[llvm-dev] [RFC] Vector Predication

Philip Reames via llvm-dev llvm-dev at lists.llvm.org
Mon Feb 4 16:16:28 PST 2019


On 1/31/19 5:41 PM, Saito, Hideki wrote:
>
> I think you and I are talking two different things.
>
> As far as Intel’s vector function ABI is concerned, unless the 
> programmer specifically says otherwise, given an OpenMP declare simd 
> function, compiler will
>
> deduce the VF from HW vector register size and other function 
> signatures. Of course, there can be different vector function ABIs for 
> different targets. Intel
>
> compiler cost model uses vector function VF as part of loop 
> vectorization VF determination. So, it’s tightly coupled.
>
> A hypothetical vector target may vectorize such a vector function for 
> 4096b vector, with an explicit VF parameter 20 also passed to it, to 
> execute only the lower
>
> 20-elements parts of the whole thing.
>
> I think this scenario answers Philip’s question on why separate mask 
> and VF parameters and why VF can’t be conservatively deduced from the 
> mask/mask compute.
>
I think this does come close, yes.  There's still the question of just 
how common a short vectorized function of this form is in practice after 
inlining, but I can understand why being able to represent this 
cleanly/concisely would be useful.  My scheme would require the 
mask->length computation code be inserted as essentially part of the 
prolog, and doing so might be reasonable expensive.

On the other hand, if the vector length is already part of the ABI - 
which is sounds like this case is - inserting a bit of dummy code which 
enforces the predicate mask only has bits set below VLen could be done 
w/a simple shift/dec/and sequence.  While the sequence itself would be 
dynamically useless, it would make it obvious what the vlen for the 
function was if it hadn't been expressed in the IR.

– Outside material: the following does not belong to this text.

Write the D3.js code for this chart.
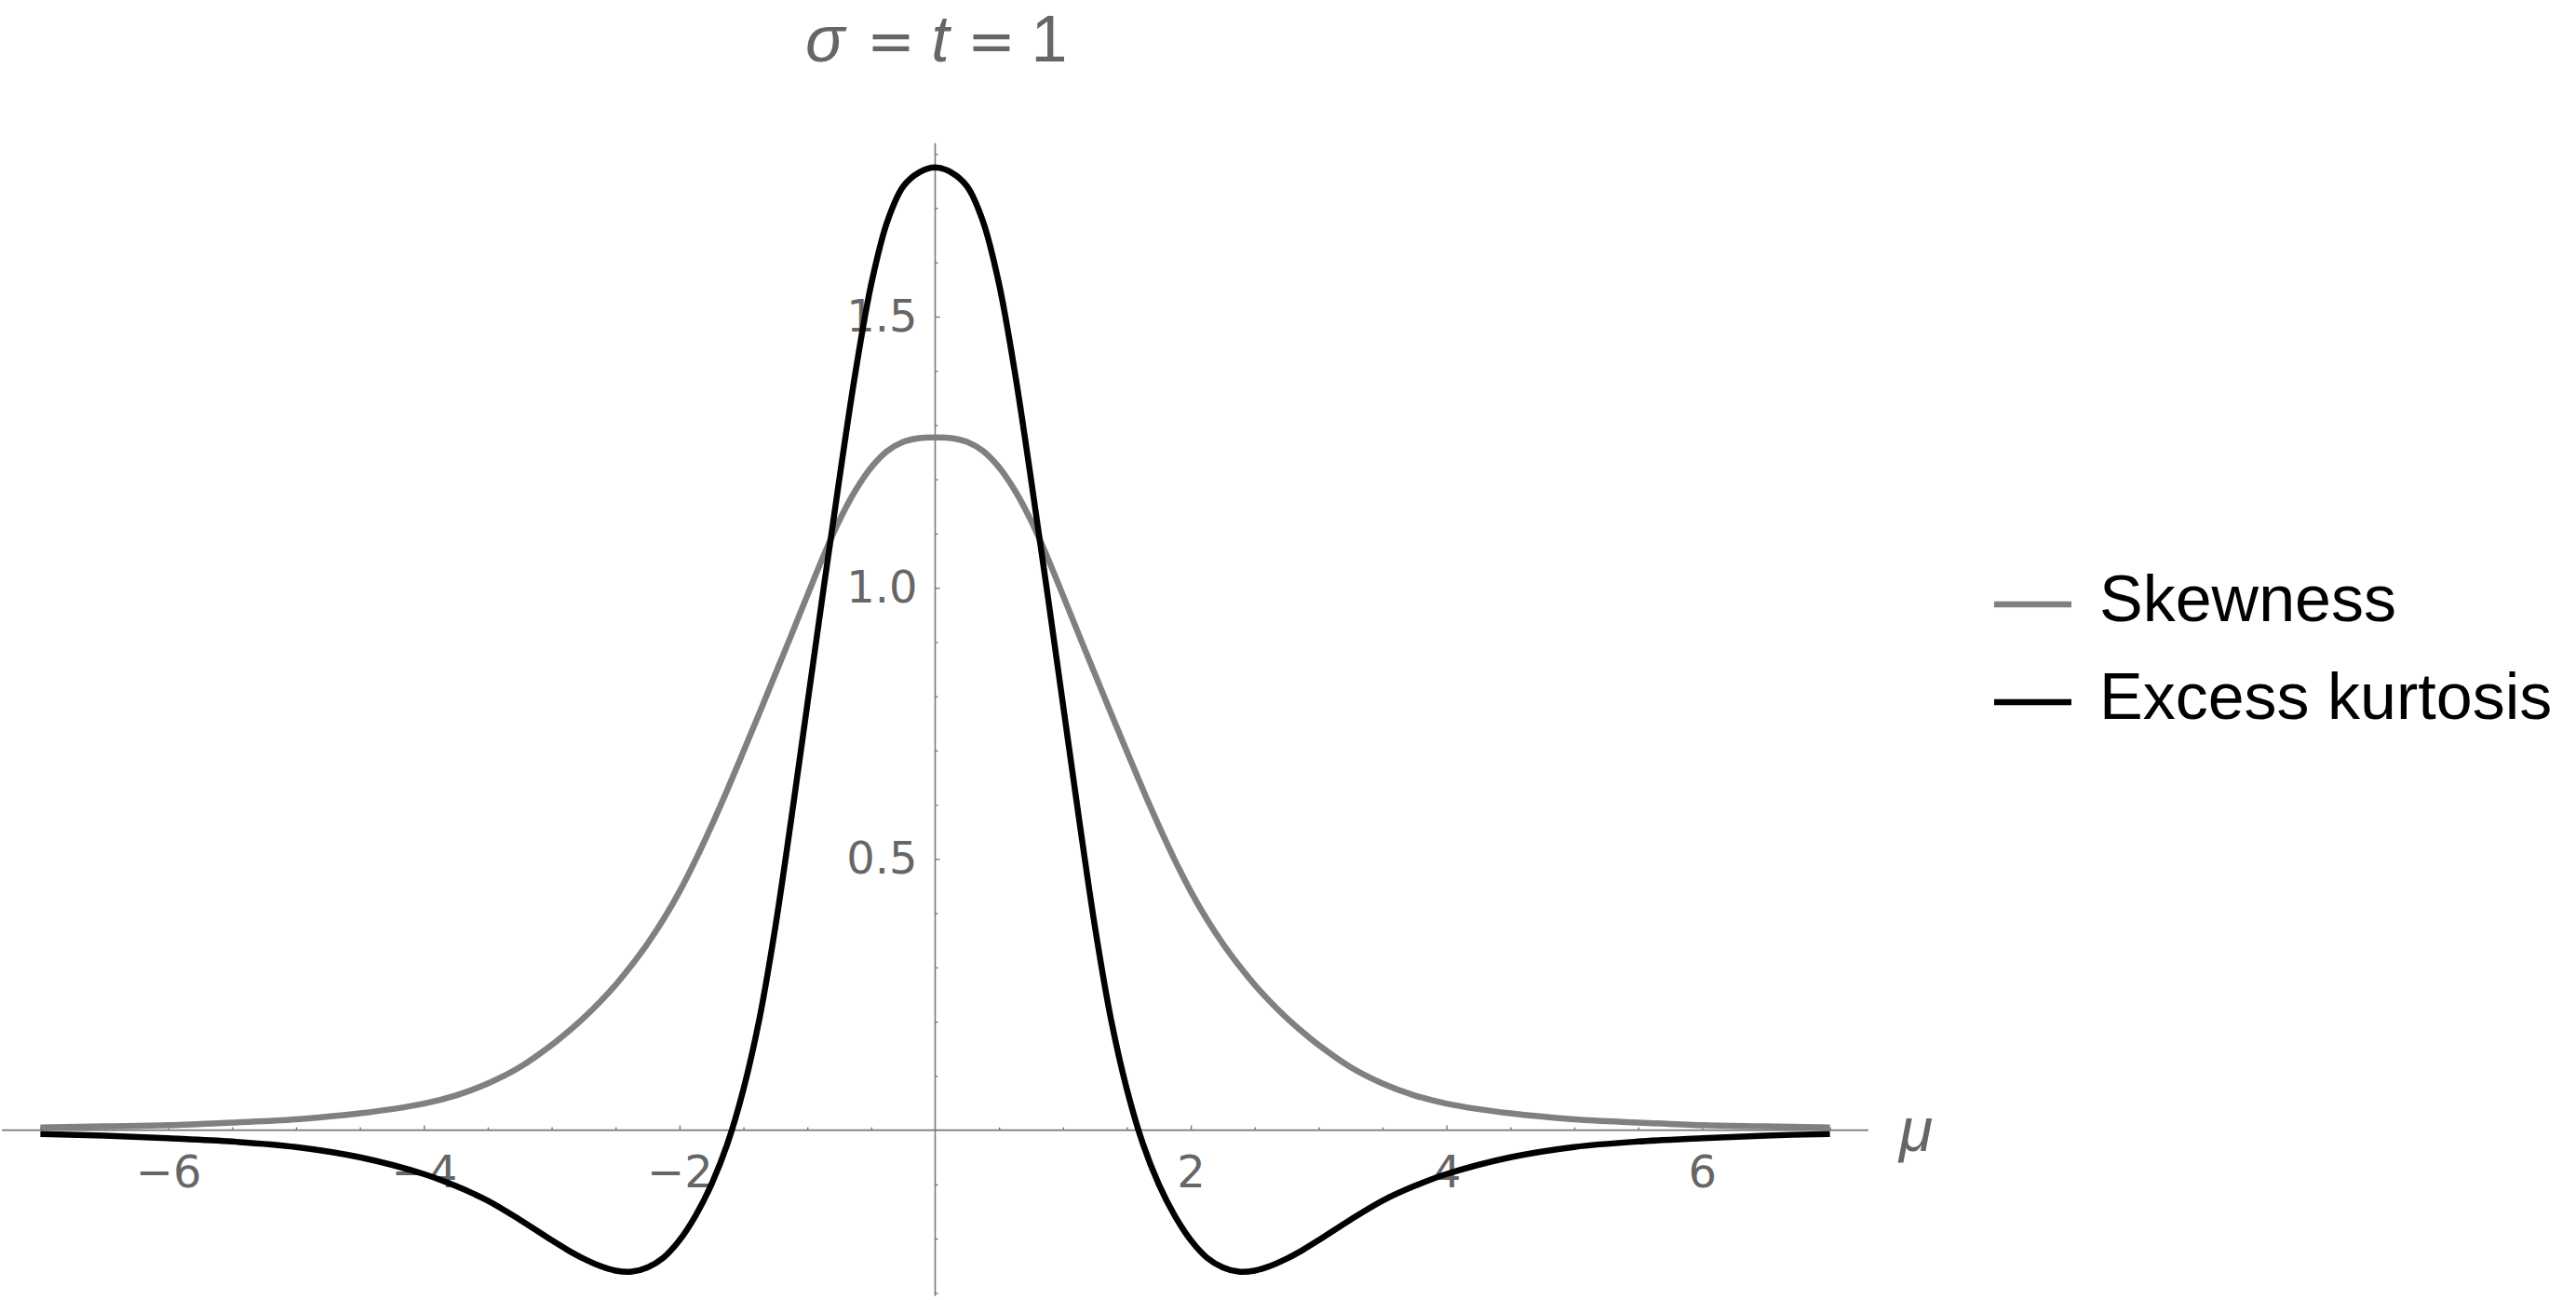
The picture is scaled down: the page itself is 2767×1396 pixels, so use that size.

Or alternatively, we could use the calling convention ABI detail to 
*assume* (and thus insert during SelectionDAG), the fact that the VLEN 
parameter's relation to the vector mask one.

My point in the above is not that this is obviously the right answer - 
it's not - simply that it probably could be made to work.  As such, I 
don't think we should be automatically assuming we have to match the IR 
definition precisely to the hardware. Doing so is a recipe for 
over-fitting and a hard to maintain long term design.

It's worth pointing out that including the vlen parameter in the 
intrinsic definitions creates exactly the opposite problem on a SIMD 
platform.  (i.e. we have to mask out the predicated based on the length 
when generating code.)

Philip

p.s. Reminder, just playing devil's advocate.  No strong opinions 
actually held.  :)


> *From:*Bruce Hoult [mailto:bruce at hoult.org]
> *Sent:* Thursday, January 31, 2019 5:13 PM
> *To:* Saito, Hideki <hideki.saito at intel.com>
> *Cc:* Philip Reames <listmail at philipreames.com>; Robin Kruppe 
> <robin.kruppe at gmail.com>; David Greene <dag at cray.com>; via llvm-dev 
> <llvm-dev at lists.llvm.org>; Maslov, Sergey V 
> <sergey.v.maslov at intel.com>; Topper, Craig <craig.topper at intel.com>
> *Subject:* Re: [llvm-dev] [RFC] Vector Predication
>
> On Thu, Jan 31, 2019 at 4:31 PM Saito, Hideki via llvm-dev 
> <llvm-dev at lists.llvm.org <mailto:llvm-dev at lists.llvm.org>> wrote:
>
>     >when we have a mask loaded from an external source (memory,
>     function call boundary, etc...) and a short sequence of vector ops
>
>     Mask value from function call parameter is common. OpenMP declare
>     simd function does exactly that for the masked cases.
>
> Such a mask is at the application level, not at the vector 
> strip-mining loop level.
>
> As well as possibly being many times longer than the masks the 
> hardware works with, it's likely to not even in the the format the 
> hardware uses: different library APIs might pack a mask into bits, or 
> one mask element per byte, short, or int.